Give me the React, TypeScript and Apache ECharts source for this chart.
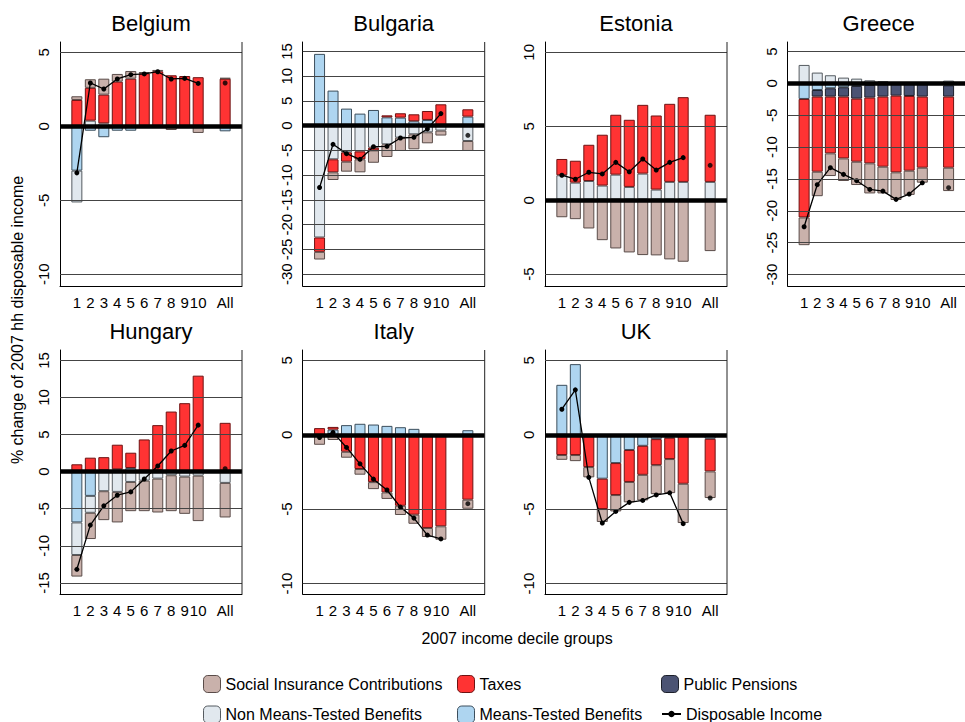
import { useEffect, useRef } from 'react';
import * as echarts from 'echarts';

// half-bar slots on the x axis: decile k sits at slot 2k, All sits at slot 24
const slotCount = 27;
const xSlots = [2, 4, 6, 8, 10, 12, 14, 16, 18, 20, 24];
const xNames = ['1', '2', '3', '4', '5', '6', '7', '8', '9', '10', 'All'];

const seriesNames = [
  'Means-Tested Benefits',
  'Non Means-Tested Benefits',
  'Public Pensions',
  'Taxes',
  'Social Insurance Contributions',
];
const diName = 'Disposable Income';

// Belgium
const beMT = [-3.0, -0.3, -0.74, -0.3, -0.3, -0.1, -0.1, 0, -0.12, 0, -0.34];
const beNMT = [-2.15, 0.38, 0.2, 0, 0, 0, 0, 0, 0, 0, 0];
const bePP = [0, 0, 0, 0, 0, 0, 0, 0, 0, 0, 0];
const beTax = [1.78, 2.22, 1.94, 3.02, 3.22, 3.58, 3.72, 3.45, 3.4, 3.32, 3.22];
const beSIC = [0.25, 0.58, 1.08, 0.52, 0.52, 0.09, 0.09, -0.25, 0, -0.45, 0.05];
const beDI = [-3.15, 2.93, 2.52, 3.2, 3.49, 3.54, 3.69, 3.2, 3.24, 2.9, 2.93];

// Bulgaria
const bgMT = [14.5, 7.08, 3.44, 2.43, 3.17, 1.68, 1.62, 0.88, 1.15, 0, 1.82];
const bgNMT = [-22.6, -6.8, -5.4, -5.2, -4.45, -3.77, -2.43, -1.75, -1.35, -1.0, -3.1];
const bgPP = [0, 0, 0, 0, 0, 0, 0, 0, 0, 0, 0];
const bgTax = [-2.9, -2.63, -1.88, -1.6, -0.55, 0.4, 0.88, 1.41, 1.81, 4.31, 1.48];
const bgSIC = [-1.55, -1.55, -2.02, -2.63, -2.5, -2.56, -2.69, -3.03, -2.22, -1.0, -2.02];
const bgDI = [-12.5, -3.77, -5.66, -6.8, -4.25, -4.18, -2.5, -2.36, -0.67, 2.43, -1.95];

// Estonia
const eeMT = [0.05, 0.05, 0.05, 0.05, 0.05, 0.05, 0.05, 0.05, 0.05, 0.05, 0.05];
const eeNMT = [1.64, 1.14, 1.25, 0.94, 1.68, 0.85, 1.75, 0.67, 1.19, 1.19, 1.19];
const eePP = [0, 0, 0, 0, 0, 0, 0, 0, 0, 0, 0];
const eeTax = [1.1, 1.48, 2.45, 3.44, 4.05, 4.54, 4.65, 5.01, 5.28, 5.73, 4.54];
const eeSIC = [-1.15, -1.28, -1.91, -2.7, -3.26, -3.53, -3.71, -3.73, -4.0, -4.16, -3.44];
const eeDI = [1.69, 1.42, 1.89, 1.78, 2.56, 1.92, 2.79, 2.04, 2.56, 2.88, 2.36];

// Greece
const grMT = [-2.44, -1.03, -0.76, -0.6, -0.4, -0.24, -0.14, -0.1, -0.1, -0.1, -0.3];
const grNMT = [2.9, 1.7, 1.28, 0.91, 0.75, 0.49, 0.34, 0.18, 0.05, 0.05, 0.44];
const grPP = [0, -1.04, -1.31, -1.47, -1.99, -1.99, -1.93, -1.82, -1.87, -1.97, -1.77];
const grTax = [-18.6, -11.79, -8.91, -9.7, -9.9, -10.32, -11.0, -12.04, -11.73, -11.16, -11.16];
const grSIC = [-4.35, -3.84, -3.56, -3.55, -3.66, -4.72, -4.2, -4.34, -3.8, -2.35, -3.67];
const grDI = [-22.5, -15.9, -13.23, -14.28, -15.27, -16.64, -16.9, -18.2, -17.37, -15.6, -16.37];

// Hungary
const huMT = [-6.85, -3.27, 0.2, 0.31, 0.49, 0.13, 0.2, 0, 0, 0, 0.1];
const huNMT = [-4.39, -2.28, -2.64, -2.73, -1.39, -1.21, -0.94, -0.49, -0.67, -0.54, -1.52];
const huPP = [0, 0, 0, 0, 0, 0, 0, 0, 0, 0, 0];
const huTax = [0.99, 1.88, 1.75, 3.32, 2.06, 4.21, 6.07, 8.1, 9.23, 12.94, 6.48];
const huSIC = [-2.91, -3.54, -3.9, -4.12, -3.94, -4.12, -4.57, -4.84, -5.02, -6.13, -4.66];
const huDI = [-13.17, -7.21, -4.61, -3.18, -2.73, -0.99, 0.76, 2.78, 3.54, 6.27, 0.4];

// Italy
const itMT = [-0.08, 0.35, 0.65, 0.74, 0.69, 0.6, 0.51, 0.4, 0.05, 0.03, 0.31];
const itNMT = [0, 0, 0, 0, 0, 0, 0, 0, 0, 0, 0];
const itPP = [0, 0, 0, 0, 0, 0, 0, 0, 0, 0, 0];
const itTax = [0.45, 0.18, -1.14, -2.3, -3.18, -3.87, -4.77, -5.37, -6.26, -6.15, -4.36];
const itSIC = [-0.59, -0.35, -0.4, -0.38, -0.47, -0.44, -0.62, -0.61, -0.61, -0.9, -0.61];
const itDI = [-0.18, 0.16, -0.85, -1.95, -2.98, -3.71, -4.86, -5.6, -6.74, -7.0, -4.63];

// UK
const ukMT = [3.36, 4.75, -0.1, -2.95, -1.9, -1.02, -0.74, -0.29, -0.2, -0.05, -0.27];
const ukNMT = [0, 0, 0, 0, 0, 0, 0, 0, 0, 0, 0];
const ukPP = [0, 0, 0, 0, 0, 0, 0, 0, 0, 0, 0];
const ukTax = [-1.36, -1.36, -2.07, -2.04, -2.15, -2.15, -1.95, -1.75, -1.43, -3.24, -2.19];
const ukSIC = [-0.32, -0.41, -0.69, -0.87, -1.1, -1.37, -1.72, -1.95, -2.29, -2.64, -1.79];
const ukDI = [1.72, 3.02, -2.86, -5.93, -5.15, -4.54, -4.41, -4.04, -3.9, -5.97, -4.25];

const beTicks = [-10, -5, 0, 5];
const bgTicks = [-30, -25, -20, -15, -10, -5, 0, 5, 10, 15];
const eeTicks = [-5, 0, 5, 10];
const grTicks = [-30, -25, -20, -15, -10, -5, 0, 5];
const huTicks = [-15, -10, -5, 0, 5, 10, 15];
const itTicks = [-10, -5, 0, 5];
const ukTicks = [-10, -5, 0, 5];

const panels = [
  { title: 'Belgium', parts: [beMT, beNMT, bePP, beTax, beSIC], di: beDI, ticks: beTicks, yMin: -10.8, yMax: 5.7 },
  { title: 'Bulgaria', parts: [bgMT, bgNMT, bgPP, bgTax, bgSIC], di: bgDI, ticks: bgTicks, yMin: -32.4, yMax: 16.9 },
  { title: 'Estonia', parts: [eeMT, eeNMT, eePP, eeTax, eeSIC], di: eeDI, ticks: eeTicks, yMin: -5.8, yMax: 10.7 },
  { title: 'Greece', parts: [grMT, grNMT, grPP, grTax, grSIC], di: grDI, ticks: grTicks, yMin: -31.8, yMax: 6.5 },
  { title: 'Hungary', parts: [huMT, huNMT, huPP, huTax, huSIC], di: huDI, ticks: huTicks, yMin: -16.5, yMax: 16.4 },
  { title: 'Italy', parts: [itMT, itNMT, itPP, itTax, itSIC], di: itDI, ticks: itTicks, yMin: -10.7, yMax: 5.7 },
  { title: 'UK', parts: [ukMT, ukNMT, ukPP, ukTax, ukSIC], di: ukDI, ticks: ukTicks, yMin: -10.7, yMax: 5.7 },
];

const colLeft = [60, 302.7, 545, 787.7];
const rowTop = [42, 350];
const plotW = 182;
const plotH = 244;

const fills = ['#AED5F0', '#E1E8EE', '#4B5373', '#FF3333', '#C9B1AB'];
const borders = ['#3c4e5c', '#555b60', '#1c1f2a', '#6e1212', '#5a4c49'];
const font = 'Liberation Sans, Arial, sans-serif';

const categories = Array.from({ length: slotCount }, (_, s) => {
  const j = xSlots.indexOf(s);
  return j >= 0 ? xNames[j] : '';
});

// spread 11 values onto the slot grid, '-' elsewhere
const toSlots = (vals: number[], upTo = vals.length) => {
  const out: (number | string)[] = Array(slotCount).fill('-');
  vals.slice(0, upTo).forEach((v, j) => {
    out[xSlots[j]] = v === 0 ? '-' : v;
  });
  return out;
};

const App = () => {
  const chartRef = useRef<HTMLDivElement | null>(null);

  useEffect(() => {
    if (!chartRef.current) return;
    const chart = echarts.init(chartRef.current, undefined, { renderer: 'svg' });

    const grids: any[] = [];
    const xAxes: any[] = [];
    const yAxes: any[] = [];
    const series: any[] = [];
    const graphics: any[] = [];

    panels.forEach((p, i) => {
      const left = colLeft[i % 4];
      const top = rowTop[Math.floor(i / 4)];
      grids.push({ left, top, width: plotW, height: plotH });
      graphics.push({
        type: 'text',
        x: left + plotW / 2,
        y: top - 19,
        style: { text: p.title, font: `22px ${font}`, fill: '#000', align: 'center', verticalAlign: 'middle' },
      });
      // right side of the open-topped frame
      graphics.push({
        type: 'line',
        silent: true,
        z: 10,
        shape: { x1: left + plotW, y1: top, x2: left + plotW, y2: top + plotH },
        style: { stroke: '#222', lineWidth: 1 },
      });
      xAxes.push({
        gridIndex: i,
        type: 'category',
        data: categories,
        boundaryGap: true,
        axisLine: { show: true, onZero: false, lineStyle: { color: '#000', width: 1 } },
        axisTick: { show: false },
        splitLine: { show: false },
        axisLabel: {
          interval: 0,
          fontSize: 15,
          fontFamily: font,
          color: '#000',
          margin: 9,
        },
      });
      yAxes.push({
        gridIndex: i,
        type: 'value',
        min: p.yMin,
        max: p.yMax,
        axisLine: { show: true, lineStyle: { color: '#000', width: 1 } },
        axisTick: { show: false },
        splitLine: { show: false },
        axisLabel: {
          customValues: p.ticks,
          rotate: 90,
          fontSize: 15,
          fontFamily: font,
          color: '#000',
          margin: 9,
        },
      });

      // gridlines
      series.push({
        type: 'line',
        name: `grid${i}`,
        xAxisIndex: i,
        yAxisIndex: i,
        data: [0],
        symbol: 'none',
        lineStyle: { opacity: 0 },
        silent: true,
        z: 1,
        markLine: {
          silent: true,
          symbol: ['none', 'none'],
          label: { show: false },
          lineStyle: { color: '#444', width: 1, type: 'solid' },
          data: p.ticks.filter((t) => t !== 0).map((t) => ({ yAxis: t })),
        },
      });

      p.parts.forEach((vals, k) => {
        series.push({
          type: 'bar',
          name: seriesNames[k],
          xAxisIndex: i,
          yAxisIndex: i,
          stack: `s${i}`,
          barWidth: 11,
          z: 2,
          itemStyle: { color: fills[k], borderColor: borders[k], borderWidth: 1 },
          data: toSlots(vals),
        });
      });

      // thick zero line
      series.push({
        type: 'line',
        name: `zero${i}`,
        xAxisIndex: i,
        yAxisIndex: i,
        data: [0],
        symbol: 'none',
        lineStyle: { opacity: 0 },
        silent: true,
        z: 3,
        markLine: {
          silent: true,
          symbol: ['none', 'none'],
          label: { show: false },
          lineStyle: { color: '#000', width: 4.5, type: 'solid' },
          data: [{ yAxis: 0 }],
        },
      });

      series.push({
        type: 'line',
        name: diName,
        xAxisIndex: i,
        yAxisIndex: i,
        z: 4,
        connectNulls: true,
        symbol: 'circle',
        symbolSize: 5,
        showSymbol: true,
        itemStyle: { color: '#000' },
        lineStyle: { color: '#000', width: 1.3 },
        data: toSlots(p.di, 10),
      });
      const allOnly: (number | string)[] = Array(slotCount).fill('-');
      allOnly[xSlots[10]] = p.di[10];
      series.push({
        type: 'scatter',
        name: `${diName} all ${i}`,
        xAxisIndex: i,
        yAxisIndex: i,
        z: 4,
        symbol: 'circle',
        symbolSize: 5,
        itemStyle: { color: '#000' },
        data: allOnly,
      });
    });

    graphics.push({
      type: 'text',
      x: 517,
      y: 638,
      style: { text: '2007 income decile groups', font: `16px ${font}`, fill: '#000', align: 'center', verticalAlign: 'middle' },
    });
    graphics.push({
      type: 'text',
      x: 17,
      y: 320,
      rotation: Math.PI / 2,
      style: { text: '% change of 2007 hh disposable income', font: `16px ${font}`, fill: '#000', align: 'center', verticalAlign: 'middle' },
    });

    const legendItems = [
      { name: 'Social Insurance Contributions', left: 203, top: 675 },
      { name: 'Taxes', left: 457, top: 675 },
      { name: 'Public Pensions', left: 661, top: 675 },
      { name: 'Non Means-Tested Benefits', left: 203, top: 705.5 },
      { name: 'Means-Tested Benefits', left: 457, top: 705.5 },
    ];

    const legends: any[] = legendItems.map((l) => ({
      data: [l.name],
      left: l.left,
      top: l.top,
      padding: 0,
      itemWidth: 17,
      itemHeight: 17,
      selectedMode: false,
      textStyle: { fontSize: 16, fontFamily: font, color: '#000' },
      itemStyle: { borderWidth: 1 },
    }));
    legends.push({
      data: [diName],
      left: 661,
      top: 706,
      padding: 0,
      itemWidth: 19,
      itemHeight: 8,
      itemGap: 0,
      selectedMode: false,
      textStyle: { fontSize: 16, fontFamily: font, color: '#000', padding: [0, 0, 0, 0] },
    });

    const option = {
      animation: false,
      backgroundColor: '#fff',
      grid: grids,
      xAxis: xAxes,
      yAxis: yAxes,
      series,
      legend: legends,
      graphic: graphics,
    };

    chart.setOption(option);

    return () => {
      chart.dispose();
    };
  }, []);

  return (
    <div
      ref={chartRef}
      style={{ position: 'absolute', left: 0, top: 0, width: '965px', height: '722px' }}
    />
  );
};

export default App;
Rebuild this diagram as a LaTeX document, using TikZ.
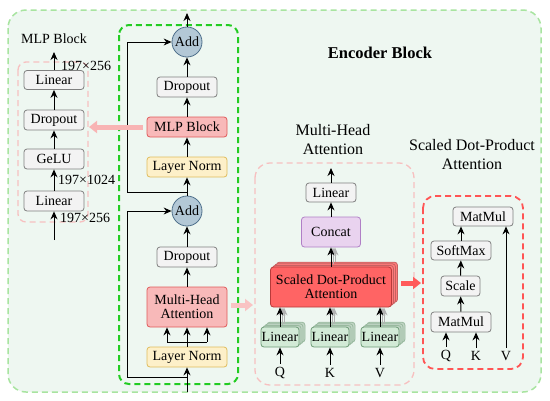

> Required task: Find the string "this" in the listing and return every line that holds it.

> In response:
Give me the React, TypeScript and Apache ECharts source for this chart.
Rebuild this diagram as a LaTeX document, using TikZ.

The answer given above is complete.